Return the lines exactly as they stand, from the first of the material through the line containing "Chart.register(...registerables);".
----- DATASET EXTRACT -----
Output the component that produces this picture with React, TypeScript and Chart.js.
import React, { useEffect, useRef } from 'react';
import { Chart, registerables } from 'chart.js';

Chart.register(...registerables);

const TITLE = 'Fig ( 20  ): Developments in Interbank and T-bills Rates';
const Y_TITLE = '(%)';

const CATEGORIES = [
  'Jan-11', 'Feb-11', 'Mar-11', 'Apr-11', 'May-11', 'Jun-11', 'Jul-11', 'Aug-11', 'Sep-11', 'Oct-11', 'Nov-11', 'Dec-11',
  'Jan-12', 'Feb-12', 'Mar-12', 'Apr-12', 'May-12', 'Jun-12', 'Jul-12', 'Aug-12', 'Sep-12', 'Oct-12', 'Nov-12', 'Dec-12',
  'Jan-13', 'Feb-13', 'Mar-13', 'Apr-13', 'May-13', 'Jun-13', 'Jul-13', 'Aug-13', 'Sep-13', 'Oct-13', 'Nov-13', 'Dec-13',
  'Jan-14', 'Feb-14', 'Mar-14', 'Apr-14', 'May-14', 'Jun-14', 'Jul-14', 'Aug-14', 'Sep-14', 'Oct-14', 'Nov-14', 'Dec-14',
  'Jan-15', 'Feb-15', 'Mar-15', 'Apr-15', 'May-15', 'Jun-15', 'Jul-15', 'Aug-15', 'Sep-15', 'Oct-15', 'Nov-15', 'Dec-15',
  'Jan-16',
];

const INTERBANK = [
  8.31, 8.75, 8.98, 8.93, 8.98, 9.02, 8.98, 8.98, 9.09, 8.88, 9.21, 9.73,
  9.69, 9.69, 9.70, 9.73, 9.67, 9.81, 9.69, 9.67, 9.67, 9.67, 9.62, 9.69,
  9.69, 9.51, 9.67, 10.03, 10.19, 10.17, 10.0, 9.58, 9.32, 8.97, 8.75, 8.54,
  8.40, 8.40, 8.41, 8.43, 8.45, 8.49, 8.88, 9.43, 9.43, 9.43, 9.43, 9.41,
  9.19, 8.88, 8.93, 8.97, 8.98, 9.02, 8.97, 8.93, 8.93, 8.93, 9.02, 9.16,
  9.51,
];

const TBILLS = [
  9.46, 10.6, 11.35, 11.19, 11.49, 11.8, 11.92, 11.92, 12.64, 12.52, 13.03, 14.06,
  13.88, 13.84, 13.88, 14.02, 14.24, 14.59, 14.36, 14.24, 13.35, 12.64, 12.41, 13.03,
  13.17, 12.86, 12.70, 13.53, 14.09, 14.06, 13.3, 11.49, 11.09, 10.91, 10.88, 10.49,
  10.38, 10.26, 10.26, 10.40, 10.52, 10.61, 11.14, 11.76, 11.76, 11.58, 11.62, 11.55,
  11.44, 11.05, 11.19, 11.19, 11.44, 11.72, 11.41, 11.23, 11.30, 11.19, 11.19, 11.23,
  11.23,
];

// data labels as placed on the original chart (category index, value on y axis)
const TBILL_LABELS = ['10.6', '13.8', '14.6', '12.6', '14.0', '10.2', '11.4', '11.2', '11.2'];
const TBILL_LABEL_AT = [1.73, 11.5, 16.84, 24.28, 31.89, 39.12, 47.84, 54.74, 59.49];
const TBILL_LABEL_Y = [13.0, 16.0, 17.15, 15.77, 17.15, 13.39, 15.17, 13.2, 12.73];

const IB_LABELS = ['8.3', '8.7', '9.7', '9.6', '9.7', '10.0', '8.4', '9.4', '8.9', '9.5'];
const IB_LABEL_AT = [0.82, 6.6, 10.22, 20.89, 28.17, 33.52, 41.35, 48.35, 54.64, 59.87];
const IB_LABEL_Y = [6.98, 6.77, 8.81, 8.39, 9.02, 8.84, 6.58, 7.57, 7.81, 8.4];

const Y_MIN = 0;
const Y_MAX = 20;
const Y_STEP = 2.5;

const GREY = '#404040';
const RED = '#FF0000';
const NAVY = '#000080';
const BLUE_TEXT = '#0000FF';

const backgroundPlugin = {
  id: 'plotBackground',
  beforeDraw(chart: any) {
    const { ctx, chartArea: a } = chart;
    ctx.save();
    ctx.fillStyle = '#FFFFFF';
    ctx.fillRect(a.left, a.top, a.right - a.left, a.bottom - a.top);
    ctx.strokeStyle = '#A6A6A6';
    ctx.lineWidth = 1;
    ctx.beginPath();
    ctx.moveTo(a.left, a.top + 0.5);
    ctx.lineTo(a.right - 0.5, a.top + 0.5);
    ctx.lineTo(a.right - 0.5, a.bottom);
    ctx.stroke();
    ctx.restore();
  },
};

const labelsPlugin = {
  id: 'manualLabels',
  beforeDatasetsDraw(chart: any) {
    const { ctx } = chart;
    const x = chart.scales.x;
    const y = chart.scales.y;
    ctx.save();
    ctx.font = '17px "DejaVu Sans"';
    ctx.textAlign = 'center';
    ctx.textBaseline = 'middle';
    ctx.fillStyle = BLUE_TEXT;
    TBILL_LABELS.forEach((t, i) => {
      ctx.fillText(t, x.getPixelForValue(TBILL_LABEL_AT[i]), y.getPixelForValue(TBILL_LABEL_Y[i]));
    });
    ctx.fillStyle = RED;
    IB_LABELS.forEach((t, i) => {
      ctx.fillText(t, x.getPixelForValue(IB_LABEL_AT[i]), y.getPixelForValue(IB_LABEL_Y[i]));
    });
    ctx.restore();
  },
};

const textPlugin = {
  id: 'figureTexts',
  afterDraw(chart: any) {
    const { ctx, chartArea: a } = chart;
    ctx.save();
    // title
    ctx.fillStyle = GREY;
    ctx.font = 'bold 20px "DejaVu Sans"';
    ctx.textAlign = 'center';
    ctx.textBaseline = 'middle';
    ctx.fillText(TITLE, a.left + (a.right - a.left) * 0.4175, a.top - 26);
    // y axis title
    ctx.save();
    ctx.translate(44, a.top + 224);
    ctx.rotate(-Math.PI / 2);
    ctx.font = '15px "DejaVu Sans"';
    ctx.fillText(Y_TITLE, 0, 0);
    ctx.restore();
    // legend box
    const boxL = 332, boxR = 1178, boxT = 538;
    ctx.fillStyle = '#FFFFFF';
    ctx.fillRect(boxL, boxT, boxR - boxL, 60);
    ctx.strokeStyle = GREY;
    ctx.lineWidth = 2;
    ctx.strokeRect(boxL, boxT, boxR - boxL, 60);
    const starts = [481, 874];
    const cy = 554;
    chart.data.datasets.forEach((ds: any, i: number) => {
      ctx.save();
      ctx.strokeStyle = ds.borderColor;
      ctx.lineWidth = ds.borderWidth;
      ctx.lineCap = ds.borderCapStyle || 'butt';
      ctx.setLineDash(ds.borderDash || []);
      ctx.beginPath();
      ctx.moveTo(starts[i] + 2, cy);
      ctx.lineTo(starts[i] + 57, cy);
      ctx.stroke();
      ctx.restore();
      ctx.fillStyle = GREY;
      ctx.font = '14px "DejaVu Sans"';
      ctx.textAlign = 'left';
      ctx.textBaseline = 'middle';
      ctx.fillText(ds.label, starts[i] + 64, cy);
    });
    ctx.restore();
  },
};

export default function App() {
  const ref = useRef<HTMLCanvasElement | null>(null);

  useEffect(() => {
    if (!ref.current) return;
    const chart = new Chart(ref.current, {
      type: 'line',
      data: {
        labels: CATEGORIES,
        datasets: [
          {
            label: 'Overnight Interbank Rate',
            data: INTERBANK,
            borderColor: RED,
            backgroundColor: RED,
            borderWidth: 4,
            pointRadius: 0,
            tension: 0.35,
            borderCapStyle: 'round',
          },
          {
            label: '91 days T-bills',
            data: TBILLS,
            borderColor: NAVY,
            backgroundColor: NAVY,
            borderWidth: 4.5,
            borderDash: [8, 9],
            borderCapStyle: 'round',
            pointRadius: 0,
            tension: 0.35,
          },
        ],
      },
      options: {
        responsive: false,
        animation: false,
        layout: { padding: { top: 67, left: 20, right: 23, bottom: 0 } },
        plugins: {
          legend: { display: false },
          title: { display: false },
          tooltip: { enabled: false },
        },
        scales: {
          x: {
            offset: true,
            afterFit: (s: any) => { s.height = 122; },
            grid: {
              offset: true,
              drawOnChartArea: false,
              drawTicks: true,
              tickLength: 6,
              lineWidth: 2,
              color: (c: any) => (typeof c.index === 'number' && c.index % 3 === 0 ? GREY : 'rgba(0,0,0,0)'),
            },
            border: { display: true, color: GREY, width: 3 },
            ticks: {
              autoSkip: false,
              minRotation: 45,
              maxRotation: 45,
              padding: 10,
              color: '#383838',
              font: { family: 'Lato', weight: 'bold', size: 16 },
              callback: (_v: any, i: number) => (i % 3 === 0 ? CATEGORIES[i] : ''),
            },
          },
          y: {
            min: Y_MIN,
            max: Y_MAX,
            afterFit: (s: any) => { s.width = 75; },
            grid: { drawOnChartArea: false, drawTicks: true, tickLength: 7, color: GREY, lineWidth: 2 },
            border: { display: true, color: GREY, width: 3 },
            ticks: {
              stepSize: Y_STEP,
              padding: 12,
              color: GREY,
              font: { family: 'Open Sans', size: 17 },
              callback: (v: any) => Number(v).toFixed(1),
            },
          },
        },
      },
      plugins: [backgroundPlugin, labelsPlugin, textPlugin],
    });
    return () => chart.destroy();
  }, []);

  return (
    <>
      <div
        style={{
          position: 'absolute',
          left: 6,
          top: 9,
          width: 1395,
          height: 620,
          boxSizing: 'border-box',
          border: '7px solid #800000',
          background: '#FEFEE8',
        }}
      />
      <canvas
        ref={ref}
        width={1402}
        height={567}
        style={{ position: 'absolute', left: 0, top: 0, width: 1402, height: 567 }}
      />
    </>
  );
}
-----
■ PROBLEM SOLUTION
Output the component that produces this picture with React, TypeScript and Chart.js.
import React, { useEffect, useRef } from 'react';
import { Chart, registerables } from 'chart.js';

Chart.register(...registerables);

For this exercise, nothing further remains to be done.